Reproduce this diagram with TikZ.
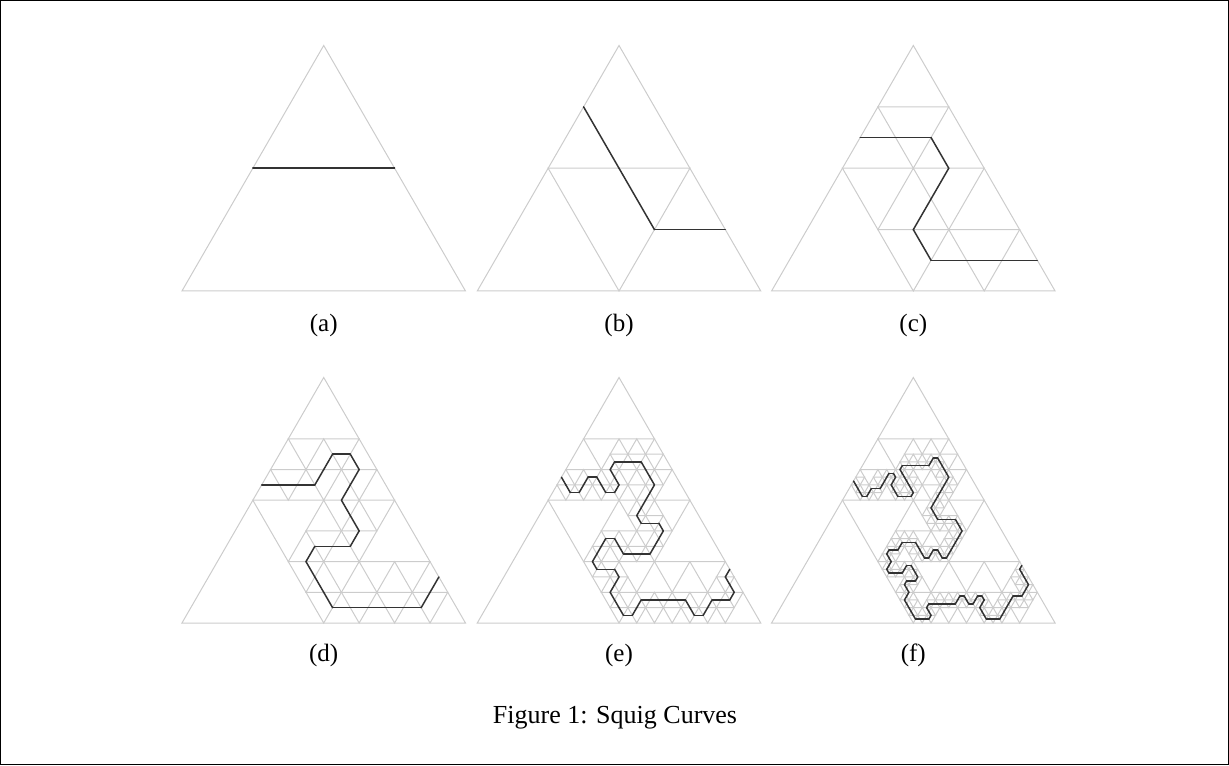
\documentclass[tikz,border=0pt]{standalone}
\usepackage{fontspec}
\setmainfont{Liberation Serif}
\tikzset{
  gridline/.style={draw=gray!40, line width=0.5pt},
  curveline/.style={draw=black!80, line width=0.75pt, line cap=round, line join=round},
  lbl/.style={font=\fontsize{12.5}{15}\selectfont, inner sep=0pt},
  frame/.style={draw=black, line width=0.5pt}
}
% curves of the successive levels, axial lattice coordinates (root side = 2^(k+1))
\def\LvA{0/1,1/1}
\def\LvB{0/3,1/2,2/1,3/1}
\def\LvC{0/5,1/5,2/5,3/4,3/3,3/2,4/1,5/1,6/1,7/1}
\def\LvD{0/9,1/9,2/9,3/9,3/10,3/11,4/11,5/10,5/9,5/8,6/7,7/6,7/5,6/5,5/5,5/4,6/3,7/2,8/1,9/1,10/1,11/1,12/1,13/1,13/2,13/3}
\def\LvE{0/19,1/18,2/17,3/17,3/18,3/19,4/19,5/18,6/17,7/17,7/18,6/19,5/20,5/21,6/21,7/21,8/21,9/20,10/19,11/18,11/17,11/16,11/15,11/14,12/13,13/13,14/13,15/12,15/11,15/10,15/9,14/9,13/9,12/9,11/10,10/11,9/11,9/10,9/9,9/8,10/7,11/7,12/7,13/6,13/5,13/4,14/3,15/2,16/1,17/1,17/2,17/3,18/3,19/3,20/3,21/3,22/3,23/2,24/1,25/1,25/2,25/3,26/3,27/3,27/4,26/5,25/6,25/7}
\def\LvF{0/37,1/36,2/35,3/34,4/33,5/33,5/34,5/35,6/35,7/35,7/36,7/37,7/38,7/39,8/39,9/38,9/37,9/36,10/35,11/34,12/33,13/33,14/33,15/33,15/34,14/35,13/36,12/37,11/38,10/39,9/40,9/41,10/41,11/41,12/41,13/41,14/41,15/41,15/42,15/43,16/43,17/42,18/41,19/40,20/39,21/38,21/37,21/36,21/35,21/34,21/33,21/32,21/31,21/30,22/29,23/28,24/27,25/27,26/27,27/27,28/27,29/26,30/25,31/24,31/23,31/22,31/21,31/20,31/19,31/18,31/17,30/17,29/18,28/19,27/19,27/18,27/17,26/17,25/18,24/19,23/20,22/21,21/21,20/21,19/21,19/20,19/19,18/19,17/19,17/18,18/17,19/16,19/15,19/14,20/13,21/13,22/13,23/13,23/14,23/15,24/15,25/14,26/13,27/12,27/11,26/11,25/11,25/10,26/9,27/8,27/7,27/6,28/5,29/4,30/3,31/2,32/1,33/1,34/1,35/1,35/2,34/3,33/4,33/5,34/5,35/5,36/5,37/5,38/5,39/5,39/6,39/7,40/7,41/6,42/5,43/5,43/6,43/7,44/7,45/6,45/5,45/4,46/3,47/2,48/1,49/1,50/1,51/1,51/2,51/3,51/4,51/5,51/6,51/7,52/7,53/7,53/8,53/9,53/10,52/11,51/12,50/13,49/14,49/15}

\newcommand\setlevel[1]{%
  \pgfmathsetmacro\uu{141.75/(2^(#1+1))}%
  \pgfmathsetmacro\uh{0.5*\uu}%
  \pgfmathsetmacro\uv{0.8660254*\uu}}

% grey subdivision: midpoint triangle of every triangle crossed at level #3
\newcommand\drawgrid[4]{%
  \setlevel{#3}%
  \begin{scope}[shift={(#1pt,#2pt)}, x={(\uu pt,0pt)}, y={(\uh pt,\uv pt)}]
    \foreach \qu/\qv [count=\ii, remember=\qu as \pu (initially 0), remember=\qv as \pv (initially 0)] in #4 {%
      \ifnum\ii>1
        \pgfmathtruncatemacro\dA{\qu-\pu}%
        \pgfmathtruncatemacro\dB{\qv-\pv}%
        \pgfmathtruncatemacro\rA{\pu-\dB}%
        \pgfmathtruncatemacro\rB{\pv+\dA+\dB}%
        \pgfmathtruncatemacro\sA{\pu+\dA+\dB}%
        \pgfmathtruncatemacro\sB{\pv-\dA}%
        \pgfmathtruncatemacro\eE{mod(abs(\rA),2)+mod(abs(\rB),2)}%
        \ifnum\eE=0
          \draw[gridline] (\pu,\pv) -- (\qu,\qv) -- (\sA,\sB) -- cycle;
        \else
          \draw[gridline] (\pu,\pv) -- (\qu,\qv) -- (\rA,\rB) -- cycle;
        \fi
      \fi
    }
  \end{scope}}

\newcommand\drawcurve[4]{%
  \setlevel{#3}%
  \begin{scope}[shift={(#1pt,#2pt)}, x={(\uu pt,0pt)}, y={(\uh pt,\uv pt)}]
    \foreach \qu/\qv [count=\ii, remember=\qu as \pu (initially 0), remember=\qv as \pv (initially 0)] in #4 {%
      \ifnum\ii>1 \draw[curveline] (\pu,\pv) -- (\qu,\qv); \fi
    }
  \end{scope}}

\newcommand\outertri[2]{%
  \setlevel{0}%
  \begin{scope}[shift={(#1pt,#2pt)}, x={(\uu pt,0pt)}, y={(\uh pt,\uv pt)}]
    \draw[gridline] (0,0) -- (2,0) -- (0,2) -- cycle;
  \end{scope}}

\begin{document}
\begin{tikzpicture}
\useasboundingbox (0,0) rectangle (614.5pt,382.5pt);
\draw[frame] (0.25pt,0.25pt) rectangle (614.25pt,382.25pt);

% (a)
\outertri{90.98}{237}
\drawcurve{90.98}{237}{0}{\LvA}
% (b)
\outertri{238.63}{237}
\drawgrid{238.63}{237}{0}{\LvA}
\drawcurve{238.63}{237}{1}{\LvB}
% (c)
\outertri{385.78}{237}
\drawgrid{385.78}{237}{0}{\LvA}
\drawgrid{385.78}{237}{1}{\LvB}
\drawcurve{385.78}{237}{2}{\LvC}
% (d)
\outertri{90.98}{71}
\drawgrid{90.98}{71}{0}{\LvA}
\drawgrid{90.98}{71}{1}{\LvB}
\drawgrid{90.98}{71}{2}{\LvC}
\drawcurve{90.98}{71}{3}{\LvD}
% (e)
\outertri{238.63}{71}
\drawgrid{238.63}{71}{0}{\LvA}
\drawgrid{238.63}{71}{1}{\LvB}
\drawgrid{238.63}{71}{2}{\LvC}
\drawgrid{238.63}{71}{3}{\LvD}
\drawcurve{238.63}{71}{4}{\LvE}
% (f)
\outertri{385.78}{71}
\drawgrid{385.78}{71}{0}{\LvA}
\drawgrid{385.78}{71}{1}{\LvB}
\drawgrid{385.78}{71}{2}{\LvC}
\drawgrid{385.78}{71}{3}{\LvD}
\drawgrid{385.78}{71}{4}{\LvE}
\drawcurve{385.78}{71}{5}{\LvF}

\node[lbl] (la) at (161.85pt,220pt) {(a)};
\node[lbl] (lb) at (309.5pt,220pt) {(b)};
\node[lbl] (lc) at (456.65pt,220pt) {(c)};
\node[lbl] (ld) at (161.85pt,55pt) {(d)};
\node[lbl] (le) at (309.5pt,55pt) {(e)};
\node[lbl] (lf) at (456.65pt,55pt) {(f)};
\node[lbl, font=\fontsize{13}{16}\selectfont] (cap) at (307.5pt,23.5pt) {Figure 1: Squig Curves};
\end{tikzpicture}
\end{document}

» **WHAT YOU NEED TO DO**
Repeat the listing above exactly, with no pictures.

» **COMPLETED TASK**
Reproduce this diagram with TikZ.
\documentclass[tikz,border=0pt]{standalone}
\usepackage{fontspec}
\setmainfont{Liberation Serif}
\tikzset{
  gridline/.style={draw=gray!40, line width=0.5pt},
  curveline/.style={draw=black!80, line width=0.75pt, line cap=round, line join=round},
  lbl/.style={font=\fontsize{12.5}{15}\selectfont, inner sep=0pt},
  frame/.style={draw=black, line width=0.5pt}
}
% curves of the successive levels, axial lattice coordinates (root side = 2^(k+1))
\def\LvA{0/1,1/1}
\def\LvB{0/3,1/2,2/1,3/1}
\def\LvC{0/5,1/5,2/5,3/4,3/3,3/2,4/1,5/1,6/1,7/1}
\def\LvD{0/9,1/9,2/9,3/9,3/10,3/11,4/11,5/10,5/9,5/8,6/7,7/6,7/5,6/5,5/5,5/4,6/3,7/2,8/1,9/1,10/1,11/1,12/1,13/1,13/2,13/3}
\def\LvE{0/19,1/18,2/17,3/17,3/18,3/19,4/19,5/18,6/17,7/17,7/18,6/19,5/20,5/21,6/21,7/21,8/21,9/20,10/19,11/18,11/17,11/16,11/15,11/14,12/13,13/13,14/13,15/12,15/11,15/10,15/9,14/9,13/9,12/9,11/10,10/11,9/11,9/10,9/9,9/8,10/7,11/7,12/7,13/6,13/5,13/4,14/3,15/2,16/1,17/1,17/2,17/3,18/3,19/3,20/3,21/3,22/3,23/2,24/1,25/1,25/2,25/3,26/3,27/3,27/4,26/5,25/6,25/7}
\def\LvF{0/37,1/36,2/35,3/34,4/33,5/33,5/34,5/35,6/35,7/35,7/36,7/37,7/38,7/39,8/39,9/38,9/37,9/36,10/35,11/34,12/33,13/33,14/33,15/33,15/34,14/35,13/36,12/37,11/38,10/39,9/40,9/41,10/41,11/41,12/41,13/41,14/41,15/41,15/42,15/43,16/43,17/42,18/41,19/40,20/39,21/38,21/37,21/36,21/35,21/34,21/33,21/32,21/31,21/30,22/29,23/28,24/27,25/27,26/27,27/27,28/27,29/26,30/25,31/24,31/23,31/22,31/21,31/20,31/19,31/18,31/17,30/17,29/18,28/19,27/19,27/18,27/17,26/17,25/18,24/19,23/20,22/21,21/21,20/21,19/21,19/20,19/19,18/19,17/19,17/18,18/17,19/16,19/15,19/14,20/13,21/13,22/13,23/13,23/14,23/15,24/15,25/14,26/13,27/12,27/11,26/11,25/11,25/10,26/9,27/8,27/7,27/6,28/5,29/4,30/3,31/2,32/1,33/1,34/1,35/1,35/2,34/3,33/4,33/5,34/5,35/5,36/5,37/5,38/5,39/5,39/6,39/7,40/7,41/6,42/5,43/5,43/6,43/7,44/7,45/6,45/5,45/4,46/3,47/2,48/1,49/1,50/1,51/1,51/2,51/3,51/4,51/5,51/6,51/7,52/7,53/7,53/8,53/9,53/10,52/11,51/12,50/13,49/14,49/15}

\newcommand\setlevel[1]{%
  \pgfmathsetmacro\uu{141.75/(2^(#1+1))}%
  \pgfmathsetmacro\uh{0.5*\uu}%
  \pgfmathsetmacro\uv{0.8660254*\uu}}

% grey subdivision: midpoint triangle of every triangle crossed at level #3
\newcommand\drawgrid[4]{%
  \setlevel{#3}%
  \begin{scope}[shift={(#1pt,#2pt)}, x={(\uu pt,0pt)}, y={(\uh pt,\uv pt)}]
    \foreach \qu/\qv [count=\ii, remember=\qu as \pu (initially 0), remember=\qv as \pv (initially 0)] in #4 {%
      \ifnum\ii>1
        \pgfmathtruncatemacro\dA{\qu-\pu}%
        \pgfmathtruncatemacro\dB{\qv-\pv}%
        \pgfmathtruncatemacro\rA{\pu-\dB}%
        \pgfmathtruncatemacro\rB{\pv+\dA+\dB}%
        \pgfmathtruncatemacro\sA{\pu+\dA+\dB}%
        \pgfmathtruncatemacro\sB{\pv-\dA}%
        \pgfmathtruncatemacro\eE{mod(abs(\rA),2)+mod(abs(\rB),2)}%
        \ifnum\eE=0
          \draw[gridline] (\pu,\pv) -- (\qu,\qv) -- (\sA,\sB) -- cycle;
        \else
          \draw[gridline] (\pu,\pv) -- (\qu,\qv) -- (\rA,\rB) -- cycle;
        \fi
      \fi
    }
  \end{scope}}

\newcommand\drawcurve[4]{%
  \setlevel{#3}%
  \begin{scope}[shift={(#1pt,#2pt)}, x={(\uu pt,0pt)}, y={(\uh pt,\uv pt)}]
    \foreach \qu/\qv [count=\ii, remember=\qu as \pu (initially 0), remember=\qv as \pv (initially 0)] in #4 {%
      \ifnum\ii>1 \draw[curveline] (\pu,\pv) -- (\qu,\qv); \fi
    }
  \end{scope}}

\newcommand\outertri[2]{%
  \setlevel{0}%
  \begin{scope}[shift={(#1pt,#2pt)}, x={(\uu pt,0pt)}, y={(\uh pt,\uv pt)}]
    \draw[gridline] (0,0) -- (2,0) -- (0,2) -- cycle;
  \end{scope}}

\begin{document}
\begin{tikzpicture}
\useasboundingbox (0,0) rectangle (614.5pt,382.5pt);
\draw[frame] (0.25pt,0.25pt) rectangle (614.25pt,382.25pt);

% (a)
\outertri{90.98}{237}
\drawcurve{90.98}{237}{0}{\LvA}
% (b)
\outertri{238.63}{237}
\drawgrid{238.63}{237}{0}{\LvA}
\drawcurve{238.63}{237}{1}{\LvB}
% (c)
\outertri{385.78}{237}
\drawgrid{385.78}{237}{0}{\LvA}
\drawgrid{385.78}{237}{1}{\LvB}
\drawcurve{385.78}{237}{2}{\LvC}
% (d)
\outertri{90.98}{71}
\drawgrid{90.98}{71}{0}{\LvA}
\drawgrid{90.98}{71}{1}{\LvB}
\drawgrid{90.98}{71}{2}{\LvC}
\drawcurve{90.98}{71}{3}{\LvD}
% (e)
\outertri{238.63}{71}
\drawgrid{238.63}{71}{0}{\LvA}
\drawgrid{238.63}{71}{1}{\LvB}
\drawgrid{238.63}{71}{2}{\LvC}
\drawgrid{238.63}{71}{3}{\LvD}
\drawcurve{238.63}{71}{4}{\LvE}
% (f)
\outertri{385.78}{71}
\drawgrid{385.78}{71}{0}{\LvA}
\drawgrid{385.78}{71}{1}{\LvB}
\drawgrid{385.78}{71}{2}{\LvC}
\drawgrid{385.78}{71}{3}{\LvD}
\drawgrid{385.78}{71}{4}{\LvE}
\drawcurve{385.78}{71}{5}{\LvF}

\node[lbl] (la) at (161.85pt,220pt) {(a)};
\node[lbl] (lb) at (309.5pt,220pt) {(b)};
\node[lbl] (lc) at (456.65pt,220pt) {(c)};
\node[lbl] (ld) at (161.85pt,55pt) {(d)};
\node[lbl] (le) at (309.5pt,55pt) {(e)};
\node[lbl] (lf) at (456.65pt,55pt) {(f)};
\node[lbl, font=\fontsize{13}{16}\selectfont] (cap) at (307.5pt,23.5pt) {Figure 1: Squig Curves};
\end{tikzpicture}
\end{document}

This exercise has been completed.